Même s’il n’est pas fréquent que la fumée d’incendies canadiens se rende jusqu’au Groenland, le phénomène n’est pas étonnant pour autant, affirme Natalie Hasell.

« On voit à répétition la fumée qui vient de la Sibérie au Canada », illustre-t-elle, ajoutant qu’il est arrivé plusieurs fois que de la fumée des incendies canadiens atteigne la France.

Et il n’est pas nécessaire que le volume de fumée soit très important pour qu’elle se rende loin, ajoute la météorologue.

« Il y a quelques années, la fumée d’un ou deux feux en Alberta s’était transportée jusque dans la région [française] de la Loire », rappelle-t-elle.

La fumée s’étant maintenant dissipée au Groenland, la qualité de l’air y est redevenue bonne et devrait le demeurer dans les prochains jours, selon les prévisions météorologiques.

En revanche, Iqaluit est toujours dans le panache de fumée et la qualité de l’air y demeure plus faible, observe Natalie Hasell, même si la situation s’est légèrement améliorée, mercredi.

Quelle est la différence entre une dépression et un anticyclone ?

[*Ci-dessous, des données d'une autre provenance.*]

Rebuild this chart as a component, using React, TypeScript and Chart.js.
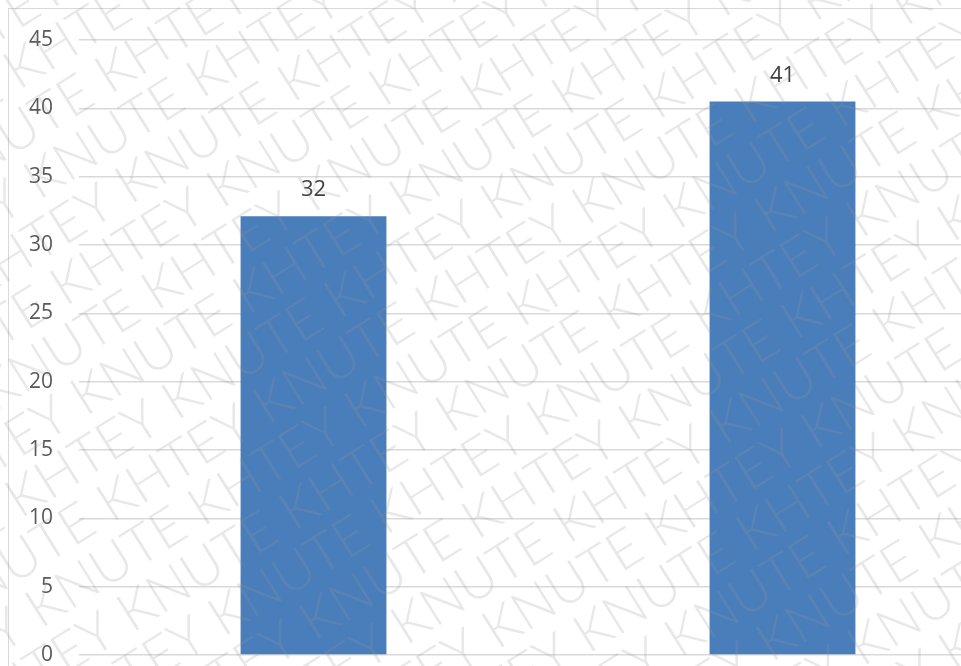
import React, { useEffect, useRef } from "react";
import { Chart, registerables } from "chart.js";

Chart.register(...registerables);

const categories = ["1", "2"];
const seriesValues = [32.1, 40.5];
const yMin = 0;
const yMax = 45;
const yStep = 5;
const watermarkText = "KHTEY KNUTE";

const borderPlugin = {
  id: "frameBorder",
  beforeDraw(chart: any) {
    const ctx = chart.ctx;
    ctx.save();
    ctx.fillStyle = "#ffffff";
    ctx.fillRect(0, 0, chart.width, chart.height);
    ctx.strokeStyle = "#d9d9d9";
    ctx.lineWidth = 1;
    ctx.strokeRect(8.5, 8.5, chart.width - 8, chart.height - 8);
    ctx.restore();
  },
};

const labelPlugin = {
  id: "barLabels",
  afterDatasetsDraw(chart: any) {
    const ctx = chart.ctx;
    const meta = chart.getDatasetMeta(0);
    ctx.save();
    ctx.font = "22px 'Open Sans', 'Liberation Sans', sans-serif";
    ctx.fillStyle = "#404040";
    ctx.textAlign = "center";
    ctx.textBaseline = "alphabetic";
    meta.data.forEach((bar: any, i: number) => {
      ctx.fillText(String(Math.round(seriesValues[i])), bar.x, bar.y - 20);
    });
    ctx.restore();
  },
};

const watermarkPlugin = {
  id: "watermark",
  afterDraw(chart: any) {
    const ctx = chart.ctx;
    const angle = (32 * Math.PI) / 180;
    ctx.save();
    ctx.font = "300 54px Lato, 'Liberation Sans', sans-serif";
    ctx.fillStyle = "rgba(150,150,150,0.22)";
    ctx.textBaseline = "alphabetic";
    ctx.rotate(-angle);
    const unit = watermarkText + " ";
    const period = ctx.measureText(unit).width;
    const line = Array(16).fill(unit).join("");
    const spacing = 52;
    const v0 = 399;
    const u0 = 43;
    const shift = period * 0.2;
    for (let n = -10; n < 20; n++) {
      const v = v0 + n * spacing;
      let u = u0 + n * shift;
      u = u - Math.ceil((u + 700) / period) * period;
      ctx.fillText(line, u, v);
    }
    ctx.restore();
  },
};

export default function App() {
  const ref = useRef<HTMLCanvasElement | null>(null);
  useEffect(() => {
    if (!ref.current) return;
    const chart = new Chart(ref.current, {
      type: "bar",
      data: {
        labels: categories,
        datasets: [
          {
            data: seriesValues,
            backgroundColor: "#4A7EBB",
            borderWidth: 0,
            barPercentage: 0.311,
            categoryPercentage: 1,
          },
        ],
      },
      options: {
        animation: false,
        responsive: false,
        maintainAspectRatio: false,
        layout: { padding: { left: 0, top: 40, right: 33, bottom: 65 } },
        plugins: {
          legend: { display: false },
          tooltip: { enabled: false },
        },
        scales: {
          x: { display: false },
          y: {
            min: yMin,
            max: yMax,
            ticks: {
              stepSize: yStep,
              padding: 26,
              color: "#595959",
              font: { family: "'Open Sans', 'Liberation Sans', sans-serif", size: 21 },
            },
            border: { display: false },
            grid: { color: "#d9d9d9", lineWidth: 1.5, drawTicks: false },
            afterFit(scale: any) {
              scale.width = 79;
            },
          },
        },
      },
      plugins: [borderPlugin, labelPlugin, watermarkPlugin],
    });
    return () => chart.destroy();
  }, []);
  return (
    <div style={{ position: "fixed", left: 0, top: 0, width: 961, height: 666, overflow: "hidden", background: "#fff" }}>
      <canvas ref={ref} width={1050} height={720} style={{ display: "block" }} />
    </div>
  );
}
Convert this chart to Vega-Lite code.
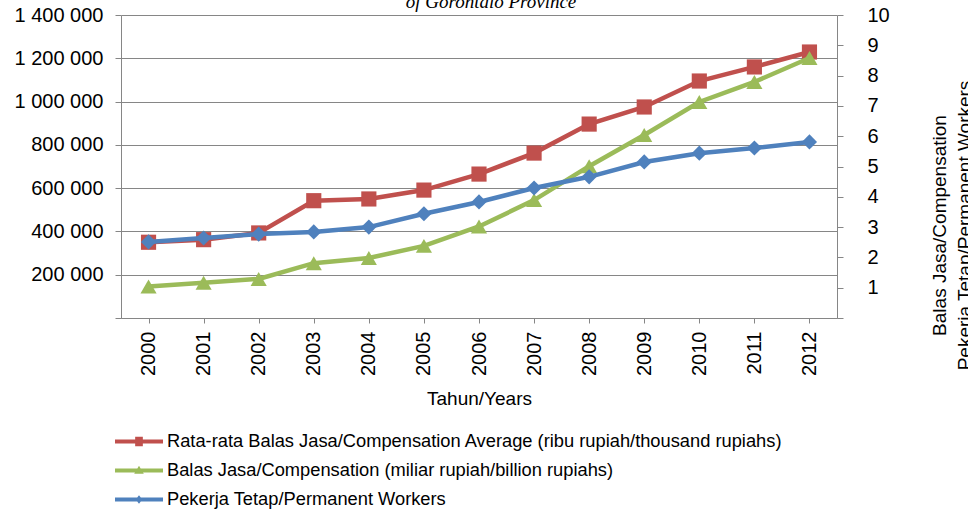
{
  "$schema": "https://vega.github.io/schema/vega-lite/v6.json",
  "width": 716,
  "height": 303,
  "autosize": "none",
  "padding": {"left": 121, "top": 15, "right": 131, "bottom": 194},
  "background": "white",
  "config": {
    "font": "Liberation Sans",
    "view": {"stroke": null},
    "axis": {"domainColor": "#868686", "tickColor": "#868686", "labelColor": "black", "titleColor": "black", "labelFontSize": 20, "titleFontSize": 19, "titleFontWeight": "normal", "labelFont": "Liberation Sans", "titleFont": "Liberation Sans"}
  },
  "title": {"text": "of Gorontalo Province", "font": "Liberation Serif", "fontStyle": "italic", "fontWeight": "normal", "fontSize": 19, "color": "black", "anchor": "middle", "frame": "group", "offset": -22, "baseline": "alphabetic", "dx": 12},
  "datasets": {
    "all": [
      {"year": "2000", "series": "Rata-rata Balas Jasa/Compensation Average (ribu rupiah/thousand rupiahs)", "axis": "left", "value": 350000},
      {"year": "2001", "series": "Rata-rata Balas Jasa/Compensation Average (ribu rupiah/thousand rupiahs)", "axis": "left", "value": 362000},
      {"year": "2002", "series": "Rata-rata Balas Jasa/Compensation Average (ribu rupiah/thousand rupiahs)", "axis": "left", "value": 393000},
      {"year": "2003", "series": "Rata-rata Balas Jasa/Compensation Average (ribu rupiah/thousand rupiahs)", "axis": "left", "value": 542000},
      {"year": "2004", "series": "Rata-rata Balas Jasa/Compensation Average (ribu rupiah/thousand rupiahs)", "axis": "left", "value": 550000},
      {"year": "2005", "series": "Rata-rata Balas Jasa/Compensation Average (ribu rupiah/thousand rupiahs)", "axis": "left", "value": 591000},
      {"year": "2006", "series": "Rata-rata Balas Jasa/Compensation Average (ribu rupiah/thousand rupiahs)", "axis": "left", "value": 665000},
      {"year": "2007", "series": "Rata-rata Balas Jasa/Compensation Average (ribu rupiah/thousand rupiahs)", "axis": "left", "value": 762000},
      {"year": "2008", "series": "Rata-rata Balas Jasa/Compensation Average (ribu rupiah/thousand rupiahs)", "axis": "left", "value": 896000},
      {"year": "2009", "series": "Rata-rata Balas Jasa/Compensation Average (ribu rupiah/thousand rupiahs)", "axis": "left", "value": 975000},
      {"year": "2010", "series": "Rata-rata Balas Jasa/Compensation Average (ribu rupiah/thousand rupiahs)", "axis": "left", "value": 1095000},
      {"year": "2011", "series": "Rata-rata Balas Jasa/Compensation Average (ribu rupiah/thousand rupiahs)", "axis": "left", "value": 1160000},
      {"year": "2012", "series": "Rata-rata Balas Jasa/Compensation Average (ribu rupiah/thousand rupiahs)", "axis": "left", "value": 1229000},
      {"year": "2000", "series": "Balas Jasa/Compensation (miliar rupiah/billion rupiahs)", "axis": "right", "value": 1.04},
      {"year": "2001", "series": "Balas Jasa/Compensation (miliar rupiah/billion rupiahs)", "axis": "right", "value": 1.16},
      {"year": "2002", "series": "Balas Jasa/Compensation (miliar rupiah/billion rupiahs)", "axis": "right", "value": 1.29},
      {"year": "2003", "series": "Balas Jasa/Compensation (miliar rupiah/billion rupiahs)", "axis": "right", "value": 1.81},
      {"year": "2004", "series": "Balas Jasa/Compensation (miliar rupiah/billion rupiahs)", "axis": "right", "value": 1.98},
      {"year": "2005", "series": "Balas Jasa/Compensation (miliar rupiah/billion rupiahs)", "axis": "right", "value": 2.38},
      {"year": "2006", "series": "Balas Jasa/Compensation (miliar rupiah/billion rupiahs)", "axis": "right", "value": 3.02},
      {"year": "2007", "series": "Balas Jasa/Compensation (miliar rupiah/billion rupiahs)", "axis": "right", "value": 3.89},
      {"year": "2008", "series": "Balas Jasa/Compensation (miliar rupiah/billion rupiahs)", "axis": "right", "value": 5.01},
      {"year": "2009", "series": "Balas Jasa/Compensation (miliar rupiah/billion rupiahs)", "axis": "right", "value": 6.04},
      {"year": "2010", "series": "Balas Jasa/Compensation (miliar rupiah/billion rupiahs)", "axis": "right", "value": 7.13},
      {"year": "2011", "series": "Balas Jasa/Compensation (miliar rupiah/billion rupiahs)", "axis": "right", "value": 7.79},
      {"year": "2012", "series": "Balas Jasa/Compensation (miliar rupiah/billion rupiahs)", "axis": "right", "value": 8.58},
      {"year": "2000", "series": "Pekerja Tetap/Permanent Workers", "axis": "right", "value": 2.51},
      {"year": "2001", "series": "Pekerja Tetap/Permanent Workers", "axis": "right", "value": 2.64},
      {"year": "2002", "series": "Pekerja Tetap/Permanent Workers", "axis": "right", "value": 2.77},
      {"year": "2003", "series": "Pekerja Tetap/Permanent Workers", "axis": "right", "value": 2.84},
      {"year": "2004", "series": "Pekerja Tetap/Permanent Workers", "axis": "right", "value": 3.0},
      {"year": "2005", "series": "Pekerja Tetap/Permanent Workers", "axis": "right", "value": 3.44},
      {"year": "2006", "series": "Pekerja Tetap/Permanent Workers", "axis": "right", "value": 3.83},
      {"year": "2007", "series": "Pekerja Tetap/Permanent Workers", "axis": "right", "value": 4.29},
      {"year": "2008", "series": "Pekerja Tetap/Permanent Workers", "axis": "right", "value": 4.66},
      {"year": "2009", "series": "Pekerja Tetap/Permanent Workers", "axis": "right", "value": 5.15},
      {"year": "2010", "series": "Pekerja Tetap/Permanent Workers", "axis": "right", "value": 5.44},
      {"year": "2011", "series": "Pekerja Tetap/Permanent Workers", "axis": "right", "value": 5.61},
      {"year": "2012", "series": "Pekerja Tetap/Permanent Workers", "axis": "right", "value": 5.81}
    ]
  },
  "layer": [
    {
      "data": {"name": "all"},
      "transform": [{"filter": "datum.axis == 'left'"}],
      "encoding": {
        "x": {"field": "year", "type": "ordinal", "scale": {"paddingInner": 0, "paddingOuter": 0},
          "axis": {"title": "Tahun/Years", "labelAngle": 270, "bandPosition": 0, "tickSize": 5, "labelPadding": 8, "titlePadding": 14, "grid": false}},
        "y": {"field": "value", "type": "quantitative", "scale": {"domain": [0, 1400000], "nice": false},
          "axis": {"title": null, "values": [0, 200000, 400000, 600000, 800000, 1000000, 1200000, 1400000], "labelExpr": "datum.value == 0 ? '' : replace(format(datum.value, ','), regexp(',', 'g'), ' ')", "tickSize": 6, "labelPadding": 12, "grid": true, "gridColor": "#868686", "gridOpacity": 1, "gridWidth": 1}}
      },
      "layer": [
        {"mark": {"type": "line", "strokeWidth": 4.5, "color": "#C0504D"}},
        {"mark": {"type": "point", "shape": "square", "filled": true, "size": 230, "opacity": 1, "color": "#C0504D"}}
      ]
    },
    {
      "data": {"name": "all"},
      "transform": [{"filter": "datum.axis == 'right'"}],
      "encoding": {
        "x": {"field": "year", "type": "ordinal"},
        "y": {"field": "value", "type": "quantitative", "scale": {"domain": [0, 10], "nice": false},
          "axis": {"orient": "right", "values": [0, 1, 2, 3, 4, 5, 6, 7, 8, 9, 10], "labelExpr": "datum.value == 0 ? '' : datum.label", "tickSize": 6, "labelPadding": 24, "grid": false,
            "title": ["Balas Jasa/Compensation", "Pekerja Tetap/Permanent Workers"], "titleAngle": 270, "titlePadding": 35, "titleLineHeight": 25, "titleY": 210}}
      },
      "layer": [
        {"transform": [{"filter": "datum.series == 'Balas Jasa/Compensation (miliar rupiah/billion rupiahs)'"}],
         "mark": {"type": "line", "strokeWidth": 4.5, "color": "#9BBB59"}},
        {"transform": [{"filter": "datum.series == 'Balas Jasa/Compensation (miliar rupiah/billion rupiahs)'"}],
         "mark": {"type": "point", "shape": "triangle-up", "filled": true, "size": 260, "opacity": 1, "color": "#9BBB59"}},
        {"transform": [{"filter": "datum.series == 'Pekerja Tetap/Permanent Workers'"}],
         "mark": {"type": "line", "strokeWidth": 4.5, "color": "#4F81BD"}},
        {"transform": [{"filter": "datum.series == 'Pekerja Tetap/Permanent Workers'"}],
         "mark": {"type": "point", "shape": "diamond", "filled": true, "size": 230, "opacity": 1, "color": "#4F81BD"}}
      ]
    },
    {
      "data": {"name": "all"},
      "mark": {"type": "point", "filled": true, "opacity": 0, "size": 2304},
      "encoding": {
        "x": {"field": "year", "type": "ordinal"},
        "y": {"field": "value", "type": "quantitative", "axis": null, "scale": {"domain": [-20000000, 20000000], "nice": false}},
        "color": {"field": "series", "type": "nominal",
          "scale": {"domain": ["Rata-rata Balas Jasa/Compensation Average (ribu rupiah/thousand rupiahs)", "Balas Jasa/Compensation (miliar rupiah/billion rupiahs)", "Pekerja Tetap/Permanent Workers"], "range": ["#C0504D", "#9BBB59", "#4F81BD"]},
          "legend": {"title": null, "orient": "none", "legendX": -6, "legendY": 412, "symbolOpacity": 1, "symbolSize": 2304, "symbolStrokeWidth": 0, "labelFontSize": 18.3, "labelColor": "black", "labelLimit": 0, "labelOffset": 4, "rowPadding": 0, "clipHeight": 29}},
        "shape": {"field": "series", "type": "nominal",
          "scale": {"domain": ["Rata-rata Balas Jasa/Compensation Average (ribu rupiah/thousand rupiahs)", "Balas Jasa/Compensation (miliar rupiah/billion rupiahs)", "Pekerja Tetap/Permanent Workers"],
            "range": ["M-1,-0.085L1,-0.085L1,0.085L-1,0.085Z M-0.16,-0.2L0.16,-0.2L0.16,0.2L-0.16,0.2Z", "M-1,-0.085L1,-0.085L1,0.085L-1,0.085Z M0,-0.2L0.2,0.14L-0.2,0.14Z", "M-1,-0.085L1,-0.085L1,0.085L-1,0.085Z M0,-0.18L0.14,0L0,0.18L-0.14,0Z"]},
          "legend": {"title": null, "orient": "none", "legendX": -6, "legendY": 412, "symbolOpacity": 1, "symbolSize": 2304, "symbolStrokeWidth": 0, "labelFontSize": 18.3, "labelColor": "black", "labelLimit": 0, "labelOffset": 4, "rowPadding": 0, "clipHeight": 29}}
      }
    }
  ],
  "resolve": {"scale": {"y": "independent"}}
}
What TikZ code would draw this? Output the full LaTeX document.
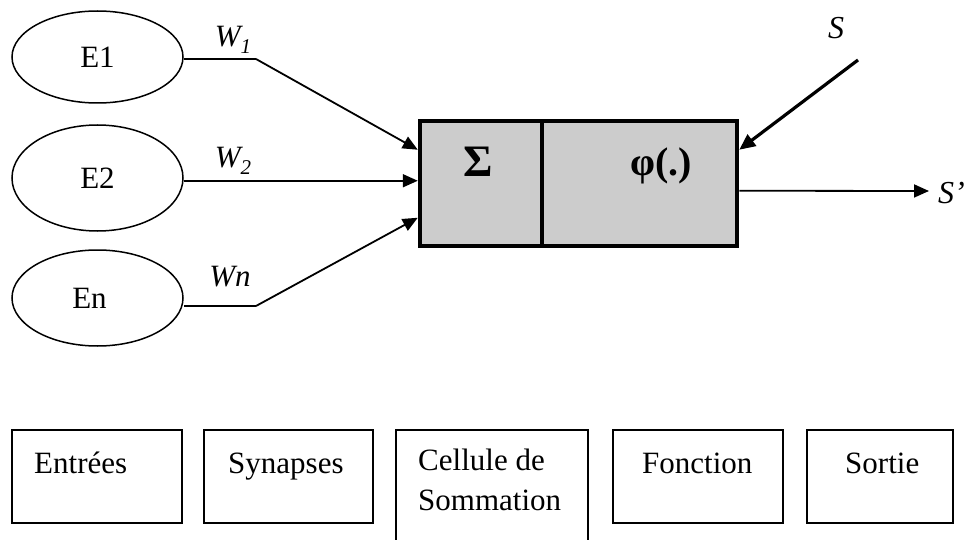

Une dépression signifie que la pression atmosphérique, soit le poids de l’air au sol, est plus basse dans une zone donnée que dans les zones situées autour, explique la météorologue Natalie Hasell, d’Environnement et Changement climatique Canada. Inversement, un anticyclone signifie que la pression atmosphérique est plus élevée dans une zone donnée qu’autour d’elle. Dans les latitudes canadiennes, les dépressions sont associées à du temps venteux et à des précipitations, tandis que les anticyclones sont synonymes de beau temps et de températures très froides ou très chaudes.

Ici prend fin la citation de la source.